Fighting occurs both in Europe, where Francis is deployed, and in the Pacific. The novel explores the effects of Pearl Harbor on Frenchtown, as the Wreck Centre closes because of Larry's absence. Many men are recruited to the armed forces, and women are given service jobs in the local factories to make products for the war effort.

===The GI ===
The GI Bill is mentioned in the text in regards to the later plans of the veterans, which they discuss in the St Jude Club. Joe LaFontaine speaks about how the government would be willing to pay for his college education and intends to become a teacher. However, the positive outlook is shown to be false, as the veterans are later presented as pessimistic people, especially Arthur Rivier, who struggles to cope with not talking about the war.

==Reception==
Publishers Weekly called it a “thriller” that “will hold fans from first page to last.” It also said it had "complex characters", the “audience will tensely await the inevitable”, and the author was "at the top of his game." Besides, "what really lurks behind the face of a hero." Heroes won the Young Adult Library Services Association Best Books for Young Adults Award in 1999.

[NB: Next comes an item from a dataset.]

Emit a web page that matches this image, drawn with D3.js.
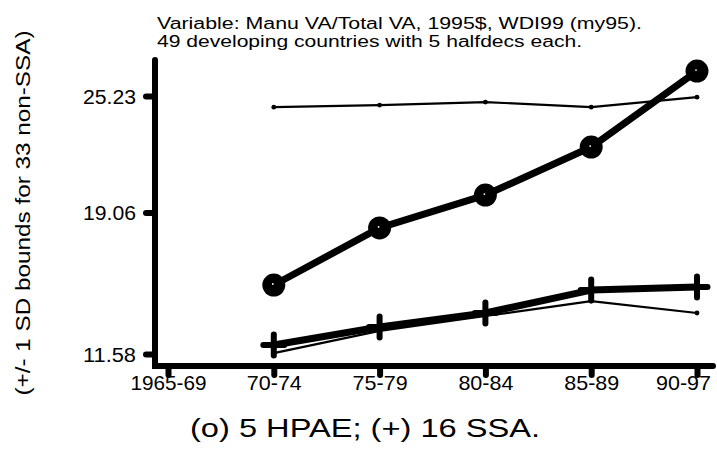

Heroes and seventeen other books were challenged by Richard and Alice Ess, founders of the Fairfax County, Virginia group Parents Against Bad Books in Schools. The Complainants requested that no members of the ALA or NEA serve on the reconsideration committees because these organizations “are officially against any attempts at removal of books from any school”. School officials estimated that each challenge cost the school district around $2,600.

=== Use in education ===
The novel has been studied in Wales and England by students aged 14 to 16 as part of the GCSE English Literature syllabus under the WJEC examination board.